Curtis Club Falls to Wreckers

The Clinton Herald, Thursday, December 14, 1972, P. 36
Transcribed by a Clinton County IaGenWeb volunteer.

One of Clinton’s last relics of its great lumber mill days is falling victim to the wreckers.

Demolition is well under way on the old Curtis Club, which was built more than 100 years ago as a sawmill and with its passing come many fond recollections by former Curtis Companies, Inc. employees.

Decision to raze the ancient structure was made by J. K. Cozier, Cleveland, Ohio, president of Curtis Companies, because of structural damage caused during the 1965 Mississippi River flood. It was so great it was impractical to try to repair it.

The Curtis millwork operation boasted more than 1,000 employees at one time, operating three shifts around the clock.

Under terms of Curtis employment, each employee automatically became a member of the Curtis Club. Dues were 25 cents per month. The club operated bowling alleys, sponsored parties and other entertainment and provided a place of recreation for employees and their families.

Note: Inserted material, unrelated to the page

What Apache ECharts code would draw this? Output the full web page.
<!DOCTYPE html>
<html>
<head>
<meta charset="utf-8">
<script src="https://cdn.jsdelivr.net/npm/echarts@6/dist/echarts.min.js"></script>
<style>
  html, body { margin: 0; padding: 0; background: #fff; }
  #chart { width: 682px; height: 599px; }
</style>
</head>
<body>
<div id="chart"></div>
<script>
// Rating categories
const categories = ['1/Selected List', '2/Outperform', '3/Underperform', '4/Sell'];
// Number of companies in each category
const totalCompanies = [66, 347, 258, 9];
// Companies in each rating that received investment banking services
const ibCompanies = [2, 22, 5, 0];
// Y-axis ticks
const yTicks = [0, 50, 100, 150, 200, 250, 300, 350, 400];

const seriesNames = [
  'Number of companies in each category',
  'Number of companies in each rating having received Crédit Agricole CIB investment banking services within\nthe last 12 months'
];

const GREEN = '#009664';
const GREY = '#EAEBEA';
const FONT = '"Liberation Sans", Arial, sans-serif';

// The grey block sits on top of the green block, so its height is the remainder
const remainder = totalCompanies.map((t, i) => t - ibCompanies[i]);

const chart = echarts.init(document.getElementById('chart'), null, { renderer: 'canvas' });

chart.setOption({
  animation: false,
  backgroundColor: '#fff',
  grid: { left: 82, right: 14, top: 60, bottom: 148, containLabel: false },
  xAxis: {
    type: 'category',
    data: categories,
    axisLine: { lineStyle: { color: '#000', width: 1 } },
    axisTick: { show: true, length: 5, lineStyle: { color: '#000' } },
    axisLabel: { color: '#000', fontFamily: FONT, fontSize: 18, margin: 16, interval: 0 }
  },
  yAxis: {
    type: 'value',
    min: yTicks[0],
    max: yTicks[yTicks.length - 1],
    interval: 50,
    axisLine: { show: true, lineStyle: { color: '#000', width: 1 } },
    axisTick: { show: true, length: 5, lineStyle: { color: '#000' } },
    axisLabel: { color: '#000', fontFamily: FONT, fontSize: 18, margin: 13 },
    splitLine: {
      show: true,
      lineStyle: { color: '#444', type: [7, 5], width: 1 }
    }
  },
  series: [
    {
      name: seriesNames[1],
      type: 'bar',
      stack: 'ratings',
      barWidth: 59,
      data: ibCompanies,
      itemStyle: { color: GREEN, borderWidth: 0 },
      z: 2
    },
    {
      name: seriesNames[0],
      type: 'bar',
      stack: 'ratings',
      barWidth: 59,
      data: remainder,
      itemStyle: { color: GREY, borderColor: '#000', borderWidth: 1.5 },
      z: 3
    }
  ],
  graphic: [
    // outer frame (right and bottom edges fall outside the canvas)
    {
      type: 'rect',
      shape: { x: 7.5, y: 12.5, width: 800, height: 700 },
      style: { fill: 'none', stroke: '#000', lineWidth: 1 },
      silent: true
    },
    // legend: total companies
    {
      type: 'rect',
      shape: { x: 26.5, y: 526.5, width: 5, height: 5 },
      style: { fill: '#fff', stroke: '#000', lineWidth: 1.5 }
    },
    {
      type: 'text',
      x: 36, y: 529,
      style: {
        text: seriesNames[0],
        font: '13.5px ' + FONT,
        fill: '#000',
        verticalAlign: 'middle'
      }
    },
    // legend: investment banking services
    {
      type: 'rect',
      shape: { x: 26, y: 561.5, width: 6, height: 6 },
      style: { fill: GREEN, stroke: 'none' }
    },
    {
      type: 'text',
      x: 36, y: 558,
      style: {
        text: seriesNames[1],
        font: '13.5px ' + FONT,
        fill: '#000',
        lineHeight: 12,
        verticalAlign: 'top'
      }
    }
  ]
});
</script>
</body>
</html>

One Curtis veteran recalled that each year a Christmas party was held for children of the workers. Each youngster received $1 in cash and other gifts.

Another veteran said each new birth in an employee’s family resulted in $1 being deposited in a bank account started for the child.

During World War I, Curtis opened a cafeteria for employees, including the first women workers who were given jobs because of the manpower demands of the armed forces. Company subsidies made it possible to provide a meal for as little as 15 cents. It probably was the first employee cafeteria in Clinton.

At one time, during construction of the Clinton High School building in the early 1920s, the CHS basketball games were played on the Curtis Club gymnasium floor. Over a period of many years, the club’s Saturday night dances drew big crowds.

A Curtis veteran says that during sawmill days, a stone pier was extended into the Mississippi River. It served as a boom for the log rafts brought down from Minnesota and Wisconsin. The rafts were moored to the pier and the logs were snaked from the water into the mills where they were processed into lumber.
The old club house was the last of the string of lumber mills which stretched along the river front from Lyons to Chancy. Soon only a few traces will remain to stir faint memories of Clinton’s historic lumber era.